'''
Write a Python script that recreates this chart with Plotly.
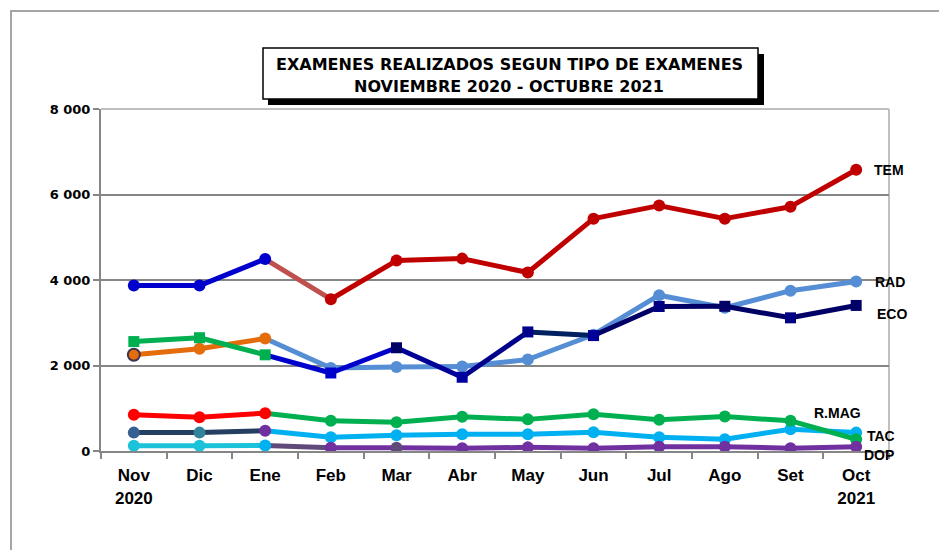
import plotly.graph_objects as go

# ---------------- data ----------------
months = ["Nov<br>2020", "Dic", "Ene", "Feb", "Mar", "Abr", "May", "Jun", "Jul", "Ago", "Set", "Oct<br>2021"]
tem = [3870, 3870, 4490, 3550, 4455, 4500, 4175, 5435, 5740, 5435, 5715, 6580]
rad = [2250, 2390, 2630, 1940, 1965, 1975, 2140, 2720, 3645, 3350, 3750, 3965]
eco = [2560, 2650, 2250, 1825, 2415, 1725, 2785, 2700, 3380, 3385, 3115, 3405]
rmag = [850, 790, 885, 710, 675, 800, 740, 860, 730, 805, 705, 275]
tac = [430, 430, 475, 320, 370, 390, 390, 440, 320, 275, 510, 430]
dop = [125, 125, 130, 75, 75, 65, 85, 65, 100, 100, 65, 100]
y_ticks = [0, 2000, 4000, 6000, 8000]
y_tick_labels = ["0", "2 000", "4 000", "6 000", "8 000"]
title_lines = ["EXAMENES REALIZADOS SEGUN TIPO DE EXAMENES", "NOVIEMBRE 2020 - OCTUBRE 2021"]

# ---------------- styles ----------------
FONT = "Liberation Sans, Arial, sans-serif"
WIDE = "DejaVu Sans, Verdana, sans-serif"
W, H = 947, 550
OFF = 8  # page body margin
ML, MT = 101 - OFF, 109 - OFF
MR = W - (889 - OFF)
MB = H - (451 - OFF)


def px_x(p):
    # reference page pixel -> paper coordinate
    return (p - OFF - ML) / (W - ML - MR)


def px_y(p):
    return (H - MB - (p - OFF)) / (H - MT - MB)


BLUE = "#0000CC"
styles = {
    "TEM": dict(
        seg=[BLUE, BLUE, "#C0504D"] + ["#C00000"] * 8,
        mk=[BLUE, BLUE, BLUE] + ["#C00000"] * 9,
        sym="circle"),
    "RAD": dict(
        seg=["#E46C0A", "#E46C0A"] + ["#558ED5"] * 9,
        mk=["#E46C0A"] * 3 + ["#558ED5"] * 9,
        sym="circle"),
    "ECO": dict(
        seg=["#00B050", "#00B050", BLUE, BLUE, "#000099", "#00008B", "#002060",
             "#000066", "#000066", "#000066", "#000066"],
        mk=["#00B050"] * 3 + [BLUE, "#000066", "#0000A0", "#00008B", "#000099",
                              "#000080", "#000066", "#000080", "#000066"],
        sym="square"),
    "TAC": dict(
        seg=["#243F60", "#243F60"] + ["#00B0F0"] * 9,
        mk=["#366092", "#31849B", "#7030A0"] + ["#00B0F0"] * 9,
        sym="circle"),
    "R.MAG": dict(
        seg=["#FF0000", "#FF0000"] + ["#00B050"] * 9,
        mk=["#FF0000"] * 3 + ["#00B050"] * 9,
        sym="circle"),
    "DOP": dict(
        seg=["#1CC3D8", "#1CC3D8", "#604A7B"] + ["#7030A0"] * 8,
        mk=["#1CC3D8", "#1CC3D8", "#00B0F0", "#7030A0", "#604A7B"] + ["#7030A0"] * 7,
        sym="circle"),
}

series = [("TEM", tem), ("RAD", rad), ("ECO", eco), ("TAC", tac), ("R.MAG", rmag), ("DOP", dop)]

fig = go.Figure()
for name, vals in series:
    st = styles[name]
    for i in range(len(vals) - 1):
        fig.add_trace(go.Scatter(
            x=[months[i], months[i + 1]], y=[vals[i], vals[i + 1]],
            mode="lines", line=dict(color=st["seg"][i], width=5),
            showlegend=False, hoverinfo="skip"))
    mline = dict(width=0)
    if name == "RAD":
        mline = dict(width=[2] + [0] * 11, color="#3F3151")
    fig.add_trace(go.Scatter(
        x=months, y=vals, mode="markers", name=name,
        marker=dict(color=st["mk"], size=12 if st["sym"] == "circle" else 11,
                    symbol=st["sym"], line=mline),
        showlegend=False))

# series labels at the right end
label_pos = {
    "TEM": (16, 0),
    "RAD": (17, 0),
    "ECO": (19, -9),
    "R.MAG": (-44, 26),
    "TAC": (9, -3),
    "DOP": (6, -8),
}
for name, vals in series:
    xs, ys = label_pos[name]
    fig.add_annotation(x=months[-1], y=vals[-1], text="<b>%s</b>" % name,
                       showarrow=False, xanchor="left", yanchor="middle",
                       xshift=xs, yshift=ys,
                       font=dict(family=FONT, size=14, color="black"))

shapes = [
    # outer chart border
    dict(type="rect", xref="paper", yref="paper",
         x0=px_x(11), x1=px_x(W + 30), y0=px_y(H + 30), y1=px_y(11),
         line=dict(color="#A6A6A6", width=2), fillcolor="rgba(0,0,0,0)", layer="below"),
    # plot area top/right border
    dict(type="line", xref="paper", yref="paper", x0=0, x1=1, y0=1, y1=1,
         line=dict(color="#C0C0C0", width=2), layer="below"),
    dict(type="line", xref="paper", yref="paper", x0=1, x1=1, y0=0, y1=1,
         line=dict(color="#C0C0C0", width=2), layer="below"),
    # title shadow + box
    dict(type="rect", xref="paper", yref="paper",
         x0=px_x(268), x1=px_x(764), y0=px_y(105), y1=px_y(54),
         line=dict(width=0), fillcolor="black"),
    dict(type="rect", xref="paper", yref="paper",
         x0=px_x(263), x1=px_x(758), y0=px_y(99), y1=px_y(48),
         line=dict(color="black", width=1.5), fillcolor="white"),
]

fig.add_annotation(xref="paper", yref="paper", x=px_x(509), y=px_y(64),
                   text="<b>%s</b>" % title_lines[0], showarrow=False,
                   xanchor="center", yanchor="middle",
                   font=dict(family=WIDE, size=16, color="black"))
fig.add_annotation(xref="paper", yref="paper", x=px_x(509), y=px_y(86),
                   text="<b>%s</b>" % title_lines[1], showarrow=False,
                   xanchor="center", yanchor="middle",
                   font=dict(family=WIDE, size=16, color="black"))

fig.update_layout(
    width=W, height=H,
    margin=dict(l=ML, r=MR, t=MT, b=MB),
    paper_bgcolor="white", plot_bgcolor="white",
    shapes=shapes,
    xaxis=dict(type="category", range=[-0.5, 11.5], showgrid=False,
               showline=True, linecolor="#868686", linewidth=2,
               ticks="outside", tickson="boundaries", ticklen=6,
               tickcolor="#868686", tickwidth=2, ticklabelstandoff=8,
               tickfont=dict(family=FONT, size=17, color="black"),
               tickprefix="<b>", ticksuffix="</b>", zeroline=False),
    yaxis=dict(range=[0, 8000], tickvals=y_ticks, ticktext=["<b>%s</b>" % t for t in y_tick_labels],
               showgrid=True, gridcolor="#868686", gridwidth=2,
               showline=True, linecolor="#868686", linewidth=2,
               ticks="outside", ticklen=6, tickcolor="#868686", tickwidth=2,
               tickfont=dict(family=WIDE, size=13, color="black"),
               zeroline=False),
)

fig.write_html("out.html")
'''
- Exercise requirements
Repeat the material above verbatim, with no pictures in the output.

- The completed task
Write a Python script that recreates this chart with Plotly.
import plotly.graph_objects as go

# ---------------- data ----------------
months = ["Nov<br>2020", "Dic", "Ene", "Feb", "Mar", "Abr", "May", "Jun", "Jul", "Ago", "Set", "Oct<br>2021"]
tem = [3870, 3870, 4490, 3550, 4455, 4500, 4175, 5435, 5740, 5435, 5715, 6580]
rad = [2250, 2390, 2630, 1940, 1965, 1975, 2140, 2720, 3645, 3350, 3750, 3965]
eco = [2560, 2650, 2250, 1825, 2415, 1725, 2785, 2700, 3380, 3385, 3115, 3405]
rmag = [850, 790, 885, 710, 675, 800, 740, 860, 730, 805, 705, 275]
tac = [430, 430, 475, 320, 370, 390, 390, 440, 320, 275, 510, 430]
dop = [125, 125, 130, 75, 75, 65, 85, 65, 100, 100, 65, 100]
y_ticks = [0, 2000, 4000, 6000, 8000]
y_tick_labels = ["0", "2 000", "4 000", "6 000", "8 000"]
title_lines = ["EXAMENES REALIZADOS SEGUN TIPO DE EXAMENES", "NOVIEMBRE 2020 - OCTUBRE 2021"]

# ---------------- styles ----------------
FONT = "Liberation Sans, Arial, sans-serif"
WIDE = "DejaVu Sans, Verdana, sans-serif"
W, H = 947, 550
OFF = 8  # page body margin
ML, MT = 101 - OFF, 109 - OFF
MR = W - (889 - OFF)
MB = H - (451 - OFF)


def px_x(p):
    # reference page pixel -> paper coordinate
    return (p - OFF - ML) / (W - ML - MR)


def px_y(p):
    return (H - MB - (p - OFF)) / (H - MT - MB)


BLUE = "#0000CC"
styles = {
    "TEM": dict(
        seg=[BLUE, BLUE, "#C0504D"] + ["#C00000"] * 8,
        mk=[BLUE, BLUE, BLUE] + ["#C00000"] * 9,
        sym="circle"),
    "RAD": dict(
        seg=["#E46C0A", "#E46C0A"] + ["#558ED5"] * 9,
        mk=["#E46C0A"] * 3 + ["#558ED5"] * 9,
        sym="circle"),
    "ECO": dict(
        seg=["#00B050", "#00B050", BLUE, BLUE, "#000099", "#00008B", "#002060",
             "#000066", "#000066", "#000066", "#000066"],
        mk=["#00B050"] * 3 + [BLUE, "#000066", "#0000A0", "#00008B", "#000099",
                              "#000080", "#000066", "#000080", "#000066"],
        sym="square"),
    "TAC": dict(
        seg=["#243F60", "#243F60"] + ["#00B0F0"] * 9,
        mk=["#366092", "#31849B", "#7030A0"] + ["#00B0F0"] * 9,
        sym="circle"),
    "R.MAG": dict(
        seg=["#FF0000", "#FF0000"] + ["#00B050"] * 9,
        mk=["#FF0000"] * 3 + ["#00B050"] * 9,
        sym="circle"),
    "DOP": dict(
        seg=["#1CC3D8", "#1CC3D8", "#604A7B"] + ["#7030A0"] * 8,
        mk=["#1CC3D8", "#1CC3D8", "#00B0F0", "#7030A0", "#604A7B"] + ["#7030A0"] * 7,
        sym="circle"),
}

series = [("TEM", tem), ("RAD", rad), ("ECO", eco), ("TAC", tac), ("R.MAG", rmag), ("DOP", dop)]

fig = go.Figure()
for name, vals in series:
    st = styles[name]
    for i in range(len(vals) - 1):
        fig.add_trace(go.Scatter(
            x=[months[i], months[i + 1]], y=[vals[i], vals[i + 1]],
            mode="lines", line=dict(color=st["seg"][i], width=5),
            showlegend=False, hoverinfo="skip"))
    mline = dict(width=0)
    if name == "RAD":
        mline = dict(width=[2] + [0] * 11, color="#3F3151")
    fig.add_trace(go.Scatter(
        x=months, y=vals, mode="markers", name=name,
        marker=dict(color=st["mk"], size=12 if st["sym"] == "circle" else 11,
                    symbol=st["sym"], line=mline),
        showlegend=False))

# series labels at the right end
label_pos = {
    "TEM": (16, 0),
    "RAD": (17, 0),
    "ECO": (19, -9),
    "R.MAG": (-44, 26),
    "TAC": (9, -3),
    "DOP": (6, -8),
}
for name, vals in series:
    xs, ys = label_pos[name]
    fig.add_annotation(x=months[-1], y=vals[-1], text="<b>%s</b>" % name,
                       showarrow=False, xanchor="left", yanchor="middle",
                       xshift=xs, yshift=ys,
                       font=dict(family=FONT, size=14, color="black"))

shapes = [
    # outer chart border
    dict(type="rect", xref="paper", yref="paper",
         x0=px_x(11), x1=px_x(W + 30), y0=px_y(H + 30), y1=px_y(11),
         line=dict(color="#A6A6A6", width=2), fillcolor="rgba(0,0,0,0)", layer="below"),
    # plot area top/right border
    dict(type="line", xref="paper", yref="paper", x0=0, x1=1, y0=1, y1=1,
         line=dict(color="#C0C0C0", width=2), layer="below"),
    dict(type="line", xref="paper", yref="paper", x0=1, x1=1, y0=0, y1=1,
         line=dict(color="#C0C0C0", width=2), layer="below"),
    # title shadow + box
    dict(type="rect", xref="paper", yref="paper",
         x0=px_x(268), x1=px_x(764), y0=px_y(105), y1=px_y(54),
         line=dict(width=0), fillcolor="black"),
    dict(type="rect", xref="paper", yref="paper",
         x0=px_x(263), x1=px_x(758), y0=px_y(99), y1=px_y(48),
         line=dict(color="black", width=1.5), fillcolor="white"),
]

fig.add_annotation(xref="paper", yref="paper", x=px_x(509), y=px_y(64),
                   text="<b>%s</b>" % title_lines[0], showarrow=False,
                   xanchor="center", yanchor="middle",
                   font=dict(family=WIDE, size=16, color="black"))
fig.add_annotation(xref="paper", yref="paper", x=px_x(509), y=px_y(86),
                   text="<b>%s</b>" % title_lines[1], showarrow=False,
                   xanchor="center", yanchor="middle",
                   font=dict(family=WIDE, size=16, color="black"))

fig.update_layout(
    width=W, height=H,
    margin=dict(l=ML, r=MR, t=MT, b=MB),
    paper_bgcolor="white", plot_bgcolor="white",
    shapes=shapes,
    xaxis=dict(type="category", range=[-0.5, 11.5], showgrid=False,
               showline=True, linecolor="#868686", linewidth=2,
               ticks="outside", tickson="boundaries", ticklen=6,
               tickcolor="#868686", tickwidth=2, ticklabelstandoff=8,
               tickfont=dict(family=FONT, size=17, color="black"),
               tickprefix="<b>", ticksuffix="</b>", zeroline=False),
    yaxis=dict(range=[0, 8000], tickvals=y_ticks, ticktext=["<b>%s</b>" % t for t in y_tick_labels],
               showgrid=True, gridcolor="#868686", gridwidth=2,
               showline=True, linecolor="#868686", linewidth=2,
               ticks="outside", ticklen=6, tickcolor="#868686", tickwidth=2,
               tickfont=dict(family=WIDE, size=13, color="black"),
               zeroline=False),
)

fig.write_html("out.html")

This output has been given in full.